Мусоргский был возбужден. Им владело то тревожное состояние духа, которое испытывает художник, зная, чего он ищет, чувствуя, что его усилия не приносят еще желаемых результатов, и — продолжая настойчиво искать и добиваться. Упрямое «как мне надо», подсказанное интуицией и осмысливаемое сознанием, нелегко давалось в руки — смелые замыслы далеко опережали уменье. Более всего нуждался тогда Мусоргский в строгой и чуткой поддержке, менее всего — в упреках и назиданиях. Между тем то, что вынашивалось и постигалось работой его ума и таланта, не встречало особенного одобрения среди товарищей по кружку, а Балакиревым чаще всего язвительно критиковалось. В 1862 году, после пяти лет занятий, «единственным признанным в кружке сочинением Мусоргского был хор из «Эдипа».
Сложный процесс его внутреннего развития ускользал от внимания Балакирева, да и не только Балакирева. Отношение же к Мусоргскому складывалось совсем не так гармонично, как это рисовал впоследствии Стасов. В Мусоргском любили человека обаятельной души, преданного товарища; в нем ценили талантливого музыканта и превосходного пианиста; ему не отказывали и в композиторском даровании, однако считали его дарование неполноценным. Таково было, во всяком случае, мнение «старших» — Балакирева и Кюи, а их мнение (особенно балакиревское) играло тогда роль решающую. «Балакирев и Кюи в шестидесятых годах, будучи очень близки с Мусоргским и искренно любя его, относились к нему, как к меньшому и притом мало подающему надежды, несмотря на несомненную талантливость,— писал Римский-Корсаков в своей «Летописи».— Им казалось, что у него чего-то не хватает, и в их глазах он был особенно нуждающимся в советах и критике. Балакирев частенько выражался, что у него «нет головы» или что у него «слабы мозги». Римский-Корсаков не преувеличивал. В дружески-шутливой, а то и откровенно-резкой форме, намеком или в упор «старшие» постоянно напоминали Мусоргскому, что у него «чего-то не хватает». Трудность его положения усугублялась тем, что сам он не довольствовался результатами своей творческой деятельности и вовсе не склонен был переоценивать ее.

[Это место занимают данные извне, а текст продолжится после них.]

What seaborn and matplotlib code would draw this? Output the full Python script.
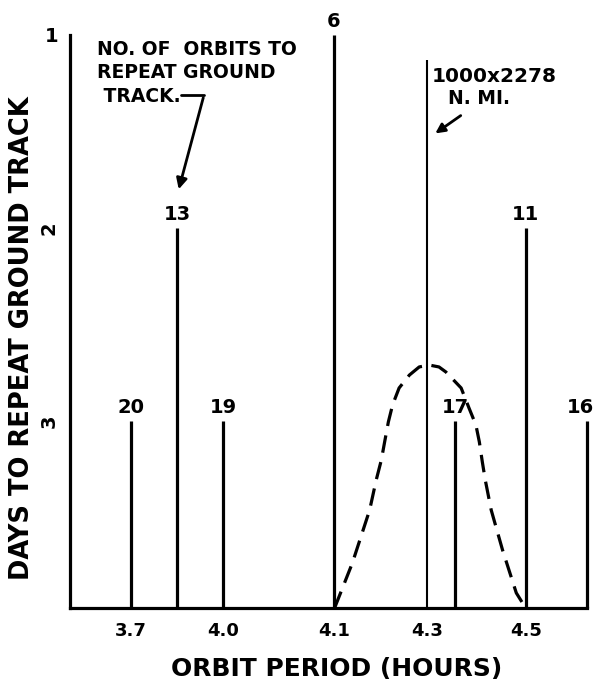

В течение 1861—1862 годов продолжалась работа над «Эдипом», сочинялась упомянутая уже Симфония D-dur, написано было в клавире Intermezzo in modo classico (расширенное и оркестрованное в в 1867 г.), несколько фортепианных пьес, «формировалась» Соната D-dur (едва начатая), обдумывался замысел фантазии «Ночь на Лысой горе» (осуществленный позднее), выполнялись «учебные» задания (транскрипции произведений Бетховена, Берлиоза, Балакирева, маленький оркестровый этюд «АПа marcia notturna» и др.).
Среди этих опытов естественно выделяется Intermezzo in modo classico (Интермеццо в классическом роде) — сочинение с весьма своеобразным замыслом программного характера. Стасов, по справедливости оценивший это Интермеццо, сообщил — со слов самого Мусоргского — в высшей степени интересные сведения о возникновении замысла пьесы и о ее внутреннем содержании.
«Из числа инструментальных сочинений первого периода,— писал он,— бесспорно самое замечательное «Intermezzo». Оно полно могучей силы и красоты и самим автором названо «Intermezzo symphonique in modo classico» (в классическом (роде), что и действительно оправдывается общим складом и даже главною темою несколько в баховском стиле. Но замечательно то, что, даже несмотря на всю свою внешнюю классичность и европеизм, это сочинение носит внутри себя содержание национально-русское.